- Data segment
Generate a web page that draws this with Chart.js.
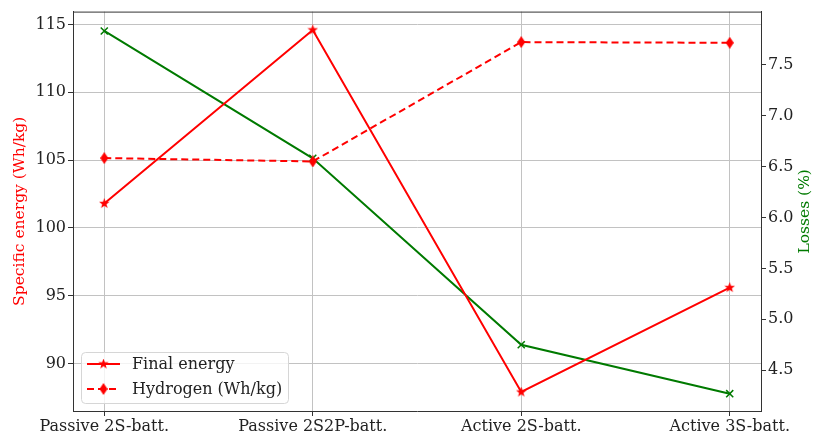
<!DOCTYPE html>
<html>
<head>
<meta charset="utf-8">
<script src="https://cdn.jsdelivr.net/npm/chart.js@4.4.1/dist/chart.umd.min.js"></script>
<style>
  html, body { margin: 0; padding: 0; background: #fff; }
</style>
</head>
<body>
<canvas id="chart" width="814" height="437"></canvas>
<script>
// Chart data
const categories = ['Passive 2S-batt.', 'Passive 2S2P-batt.', 'Active 2S-batt.', 'Active 3S-batt.'];
const finalEnergy = [101.8, 114.6, 87.9, 95.6];
const hydrogen = [105.15, 104.9, 113.7, 113.65];
const losses = [7.83, 6.58, 4.75, 4.27];
const leftTicks = [90, 95, 100, 105, 110, 115];
const rightTicks = [4.5, 5.0, 5.5, 6.0, 6.5, 7.0, 7.5];

const FONT = 'DejaVu Serif';
const RED = '#ff0000';
const GREEN = '#007a00';
const GRID = '#c2c2c2';

// Filled star marker
function makeStar(size, color) {
    const c = document.createElement('canvas');
    c.width = size; c.height = size;
    const g = c.getContext('2d');
    const cx = size / 2, cy = size / 2, R = size / 2, r = R * 0.42;
    g.beginPath();
    for (let i = 0; i < 10; i++) {
        const rad = i % 2 === 0 ? R : r;
        const a = -Math.PI / 2 + i * Math.PI / 5;
        g.lineTo(cx + rad * Math.cos(a), cy + rad * Math.sin(a));
    }
    g.closePath();
    g.fillStyle = color;
    g.fill();
    return c;
}

// Thin diamond marker
function makeDiamond(w, h, color) {
    const c = document.createElement('canvas');
    c.width = w; c.height = h;
    const g = c.getContext('2d');
    g.beginPath();
    g.moveTo(w / 2, 0);
    g.lineTo(w, h / 2);
    g.lineTo(w / 2, h);
    g.lineTo(0, h / 2);
    g.closePath();
    g.fillStyle = color;
    g.fill();
    return c;
}

const starImg = makeStar(11, RED);
const diamondImg = makeDiamond(8, 12, RED);

const toXY = arr => arr.map((v, i) => ({ x: i, y: v }));

// Top spine + right title + legend
const extras = {
    id: 'extras',
    afterDraw(chart) {
        const ctx = chart.ctx;
        const a = chart.chartArea;
        ctx.save();
        ctx.strokeStyle = '#333';
        ctx.lineWidth = 1;
        ctx.beginPath();
        ctx.moveTo(a.left, a.top + 0.5);
        ctx.lineTo(a.right, a.top + 0.5);
        ctx.stroke();

        // right axis title
        ctx.fillStyle = GREEN;
        ctx.font = '15.5px "' + FONT + '"';
        ctx.textAlign = 'center';
        ctx.textBaseline = 'middle';
        ctx.translate(805, (a.top + a.bottom) / 2);
        ctx.rotate(-Math.PI / 2);
        ctx.fillText('Losses (%)', 0, 0);
        ctx.restore();

        // legend
        ctx.save();
        const bx = 81, by = 352, bw = 207, bh = 51, rr = 4;
        ctx.beginPath();
        ctx.roundRect(bx + 0.5, by + 0.5, bw, bh, rr);
        ctx.fillStyle = 'rgba(255,255,255,0.8)';
        ctx.fill();
        ctx.strokeStyle = '#d6d6d6';
        ctx.lineWidth = 1;
        ctx.stroke();

        const rows = [
            { label: 'Final energy', dash: [], img: starImg, y: 364 },
            { label: 'Hydrogen (Wh/kg)', dash: [7, 4], img: diamondImg, y: 389 }
        ];
        rows.forEach(row => {
            ctx.strokeStyle = RED;
            ctx.lineWidth = 2;
            ctx.setLineDash(row.dash);
            ctx.beginPath();
            ctx.moveTo(87, row.y);
            ctx.lineTo(120, row.y);
            ctx.stroke();
            ctx.setLineDash([]);
            ctx.drawImage(row.img, 103.5 - row.img.width / 2, row.y - row.img.height / 2);
            ctx.fillStyle = '#222';
            ctx.font = '16px "' + FONT + '"';
            ctx.textAlign = 'left';
            ctx.textBaseline = 'middle';
            ctx.fillText(row.label, 132, row.y + 1);
        });
        ctx.restore();
    }
};

new Chart(document.getElementById('chart'), {
    type: 'line',
    data: {
        datasets: [
            {
                label: 'Final energy',
                data: toXY(finalEnergy),
                yAxisID: 'y',
                borderColor: RED,
                backgroundColor: RED,
                borderWidth: 2,
                pointStyle: starImg,
                pointRadius: 5,
                tension: 0
            },
            {
                label: 'Hydrogen (Wh/kg)',
                data: toXY(hydrogen),
                yAxisID: 'y',
                borderColor: RED,
                backgroundColor: RED,
                borderWidth: 2,
                borderDash: [7, 4],
                pointStyle: diamondImg,
                pointRadius: 5,
                tension: 0
            },
            {
                label: 'Losses',
                data: toXY(losses),
                yAxisID: 'y1',
                borderColor: GREEN,
                backgroundColor: GREEN,
                borderWidth: 2,
                pointStyle: 'crossRot',
                pointRadius: 5,
                pointBorderWidth: 1.5,
                tension: 0
            }
        ]
    },
    options: {
        responsive: false,
        animation: false,
        devicePixelRatio: 1,
        layout: { padding: { top: 10, left: 0, right: 0, bottom: 0 } },
        plugins: {
            legend: { display: false },
            tooltip: { enabled: false }
        },
        scales: {
            x: {
                type: 'linear',
                min: -0.15,
                max: 3.15,
                afterBuildTicks: s => { s.ticks = categories.map((c, i) => ({ value: i })); },
                afterFit: s => { s.height = 26; },
                ticks: {
                    callback: v => categories[v],
                    color: '#222',
                    font: { family: FONT, size: 16 },
                    padding: 1,
                    maxRotation: 0,
                    autoSkip: false
                },
                grid: { color: GRID, lineWidth: 1, tickLength: 5, tickColor: '#333' },
                border: { display: true, color: '#333', width: 1 }
            },
            y: {
                position: 'left',
                min: 86.5,
                max: 115.95,
                afterBuildTicks: s => { s.ticks = leftTicks.map(v => ({ value: v })); },
                afterFit: s => { s.width = 73; },
                ticks: {
                    color: '#222',
                    font: { family: FONT, size: 16 },
                    padding: 2
                },
                grid: { color: GRID, lineWidth: 1, tickLength: 5, tickColor: '#333' },
                border: { display: true, color: '#333', width: 1 },
                title: {
                    display: true,
                    text: 'Specific energy (Wh/kg)',
                    color: RED,
                    font: { family: FONT, size: 15.5 },
                    padding: { top: 11, bottom: 0 }
                }
            },
            y1: {
                position: 'right',
                min: 4.1,
                max: 8.02,
                afterBuildTicks: s => { s.ticks = rightTicks.map(v => ({ value: v })); },
                afterFit: s => { s.width = 53; },
                ticks: {
                    callback: v => v.toFixed(1),
                    color: '#222',
                    font: { family: FONT, size: 16 },
                    padding: 2
                },
                grid: { drawOnChartArea: false, tickLength: 5, tickColor: '#333' },
                border: { display: true, color: '#333', width: 1 }
            }
        }
    },
    plugins: [extras]
});
</script>
</body>
</html>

- What to do
Without the pictures, please reproduce each line of the listing above exactly, from the first one through the line bearing "const GRID = '#c2c2c2';".

- Written answer
Generate a web page that draws this with Chart.js.
<!DOCTYPE html>
<html>
<head>
<meta charset="utf-8">
<script src="https://cdn.jsdelivr.net/npm/chart.js@4.4.1/dist/chart.umd.min.js"></script>
<style>
  html, body { margin: 0; padding: 0; background: #fff; }
</style>
</head>
<body>
<canvas id="chart" width="814" height="437"></canvas>
<script>
// Chart data
const categories = ['Passive 2S-batt.', 'Passive 2S2P-batt.', 'Active 2S-batt.', 'Active 3S-batt.'];
const finalEnergy = [101.8, 114.6, 87.9, 95.6];
const hydrogen = [105.15, 104.9, 113.7, 113.65];
const losses = [7.83, 6.58, 4.75, 4.27];
const leftTicks = [90, 95, 100, 105, 110, 115];
const rightTicks = [4.5, 5.0, 5.5, 6.0, 6.5, 7.0, 7.5];

const FONT = 'DejaVu Serif';
const RED = '#ff0000';
const GREEN = '#007a00';
const GRID = '#c2c2c2';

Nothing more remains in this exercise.